LAWRENCE — It was late on Monday night, nearly 45 minutes after Kansas’ 93-83 victory over Toledo, and Bill Self appeared to be speaking a different language.
He was saying things like: You never piggyback a weak-side screen. You have to stay connected on out-of-bounds plays. You have to learn to help the helper’s helper.
The words were coded, and technical, and slightly complex, but if you watched the Jayhawks’ performance against Toledo, it didn’t take Bobby Knight or Phil Jackson to understand why Self was doing a little venting after a victory.
For another night, the Jayhawks’ defense was decidedly average — maybe even porous by Self’s usual standards.
“I’d say I’m a little frustrated,” Self said,” “because we’re not getting it on that end at all.”
KU had allowed Toledo to shoot 46.4 percent inside Allen Fieldhouse while turning the ball over just eight times. Kansas managed just four steals, and Self openly guessed that it had probably been since the 1990s since a KU defense had recorded that combination of defensive numbers.
“A team comes into our building and makes 32 field goals, that’s a lot,” Self said. “We’ve had some teams struggle to make five field goals in a half at times.”

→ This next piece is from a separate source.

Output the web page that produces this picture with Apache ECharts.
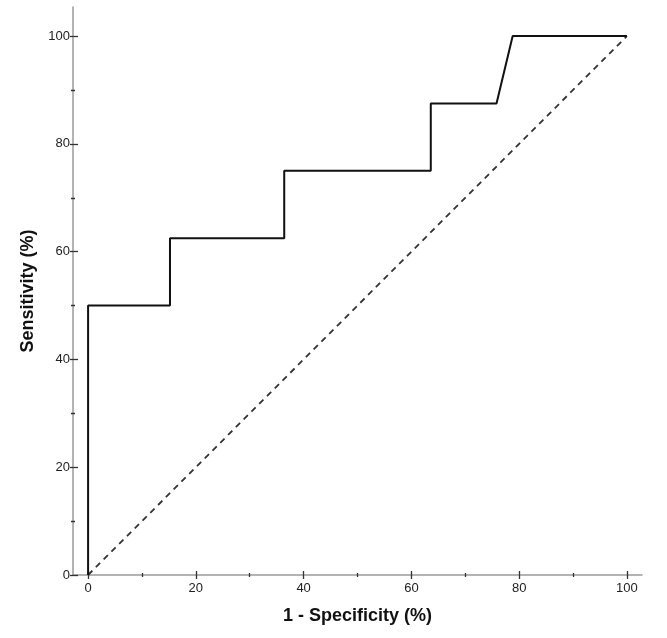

The number also aligned with some season-long trends. While No. 16 Kansas is still playing rather solid defense, the numbers still concern Self, who has built his program’s streak of nine straight Big 12 titles on the back of stifling and suffocating defenses.
For the moment, Kansas ranks 23rd nationally in defensive efficiency, according to KenPom.com. Here’s a little historical perspective on the defensive issues. While KU is still among the 25th most efficient defensive teams in the country, this Jayhawks team is on pace to be Self’s second-worst defensive team since he arrived at Kansas. Only the 2004-05 Kansas team, which was ranked 25th in the country, has been worse.
This is the standard that Self has set. From 2005-06 through last season, the Jayhawks finished outside of the top 10 in defensive efficiency just one time — and that was when they finished 11th in 2010-11.
This year, KU is allowing opponents to shoot 41 percent from the floor. And while part of the increase can be attributed to the new foul rules that encourage more scoring, Self still believes his young team needs to improve in a bunch of areas as it prepares to face No. 21 San Diego State on Sunday afternoon.
“I’m frustrated because we don’t give up 70 (points) in our building very often, let alone 83,” Self said. “And the thing that’s frustrating to me, the way the game’s being called this year, obviously there’s more points because it becomes a foul fest. (But) they made 10 points from the line and we gave up 83.”
One major issue: KU is forcing just 11 turnovers per game, well below the national average. Historically, KU teams have never forced a lot of turnovers. For years, the bread and butter has been a menacing half-court defense and owning the glass. Still, Self believes his long and rangy guards can wreak more havoc defensively in the half-court.
“Coach (Self) always talks about everybody being on the same rope,” KU junior guard Naadir Tharpe said. “Just being able to help each other. Once we get better at that, it’s going to be able to shrink the floor for us.”
Self likes to say that his team needs to learn to “help the helper’s helper,” a confusing way of saying that they need to play better team defense. Some of that, Self believes, will come with time.
“I think experience has a lot to do with it,” he said. “So you learn to take shortcuts. And there’s some things you can teach, and some things you kind of have to have a feel for.”
For years, Self has told the same story about former Kansas guard Mario Chalmers, who was not a particularly strong on-ball defender. Instead, Chalmers had a knack for sneaking into passing lanes and getting steals while other teammates did the dirty work. At the moment, KU doesn’t have anybody with those sort of instincts. But if the Jayhawks want to grow into a national title contender, this is one area where they must improve.
“What good ‘steals teams’ do is they show the offensive team a pass and then they take it away,” Self said. “Just like defensive backs. The guy looks open, but he’s really not open. And that’s what good defensive teams do.”